### SET EXERCISE
Starting at the first line of the data below, write out each line exactly until you reach the line containing "ax.set_xticklabels(meses)", and include that line too.

### EXTRACTED INFORMATION
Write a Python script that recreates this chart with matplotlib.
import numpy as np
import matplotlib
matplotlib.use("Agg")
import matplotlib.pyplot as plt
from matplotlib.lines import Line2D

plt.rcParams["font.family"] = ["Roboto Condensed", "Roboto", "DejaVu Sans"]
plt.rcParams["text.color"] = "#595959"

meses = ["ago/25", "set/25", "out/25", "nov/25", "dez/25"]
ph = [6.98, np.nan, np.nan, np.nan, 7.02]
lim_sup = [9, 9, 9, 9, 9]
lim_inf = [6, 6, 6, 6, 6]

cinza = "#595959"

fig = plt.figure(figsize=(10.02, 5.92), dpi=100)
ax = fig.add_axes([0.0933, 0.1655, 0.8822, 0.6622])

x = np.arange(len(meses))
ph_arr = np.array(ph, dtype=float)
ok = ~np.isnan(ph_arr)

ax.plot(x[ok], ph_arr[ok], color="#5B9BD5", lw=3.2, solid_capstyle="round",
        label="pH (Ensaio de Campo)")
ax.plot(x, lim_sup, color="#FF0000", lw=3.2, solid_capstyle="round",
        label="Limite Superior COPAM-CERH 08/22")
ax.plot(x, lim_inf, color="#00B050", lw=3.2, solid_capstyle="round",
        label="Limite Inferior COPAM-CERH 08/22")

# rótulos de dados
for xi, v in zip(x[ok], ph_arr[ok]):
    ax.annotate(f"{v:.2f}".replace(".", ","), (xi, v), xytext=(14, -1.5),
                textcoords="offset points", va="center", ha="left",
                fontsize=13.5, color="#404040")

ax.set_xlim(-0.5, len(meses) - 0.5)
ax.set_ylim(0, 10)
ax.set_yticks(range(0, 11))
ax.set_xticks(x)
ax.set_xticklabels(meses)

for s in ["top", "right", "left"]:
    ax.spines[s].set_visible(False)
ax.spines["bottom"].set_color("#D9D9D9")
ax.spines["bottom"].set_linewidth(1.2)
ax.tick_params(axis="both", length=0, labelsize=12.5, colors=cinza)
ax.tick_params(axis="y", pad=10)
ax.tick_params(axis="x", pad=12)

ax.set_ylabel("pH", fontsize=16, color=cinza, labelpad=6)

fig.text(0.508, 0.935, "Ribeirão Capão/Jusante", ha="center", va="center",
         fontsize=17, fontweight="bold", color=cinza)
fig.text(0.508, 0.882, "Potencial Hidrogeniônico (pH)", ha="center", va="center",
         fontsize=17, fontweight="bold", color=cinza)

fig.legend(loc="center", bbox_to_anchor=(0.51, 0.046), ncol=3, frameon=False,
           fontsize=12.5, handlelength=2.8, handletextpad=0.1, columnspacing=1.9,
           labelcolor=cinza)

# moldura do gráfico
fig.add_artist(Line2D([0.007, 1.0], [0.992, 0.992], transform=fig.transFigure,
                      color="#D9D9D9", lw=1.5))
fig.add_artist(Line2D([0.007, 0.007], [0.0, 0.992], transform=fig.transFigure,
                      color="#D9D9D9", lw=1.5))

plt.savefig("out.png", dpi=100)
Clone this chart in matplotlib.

### ANSWER BELOW
Write a Python script that recreates this chart with matplotlib.
import numpy as np
import matplotlib
matplotlib.use("Agg")
import matplotlib.pyplot as plt
from matplotlib.lines import Line2D

plt.rcParams["font.family"] = ["Roboto Condensed", "Roboto", "DejaVu Sans"]
plt.rcParams["text.color"] = "#595959"

meses = ["ago/25", "set/25", "out/25", "nov/25", "dez/25"]
ph = [6.98, np.nan, np.nan, np.nan, 7.02]
lim_sup = [9, 9, 9, 9, 9]
lim_inf = [6, 6, 6, 6, 6]

cinza = "#595959"

fig = plt.figure(figsize=(10.02, 5.92), dpi=100)
ax = fig.add_axes([0.0933, 0.1655, 0.8822, 0.6622])

x = np.arange(len(meses))
ph_arr = np.array(ph, dtype=float)
ok = ~np.isnan(ph_arr)

ax.plot(x[ok], ph_arr[ok], color="#5B9BD5", lw=3.2, solid_capstyle="round",
        label="pH (Ensaio de Campo)")
ax.plot(x, lim_sup, color="#FF0000", lw=3.2, solid_capstyle="round",
        label="Limite Superior COPAM-CERH 08/22")
ax.plot(x, lim_inf, color="#00B050", lw=3.2, solid_capstyle="round",
        label="Limite Inferior COPAM-CERH 08/22")

# rótulos de dados
for xi, v in zip(x[ok], ph_arr[ok]):
    ax.annotate(f"{v:.2f}".replace(".", ","), (xi, v), xytext=(14, -1.5),
                textcoords="offset points", va="center", ha="left",
                fontsize=13.5, color="#404040")

ax.set_xlim(-0.5, len(meses) - 0.5)
ax.set_ylim(0, 10)
ax.set_yticks(range(0, 11))
ax.set_xticks(x)
ax.set_xticklabels(meses)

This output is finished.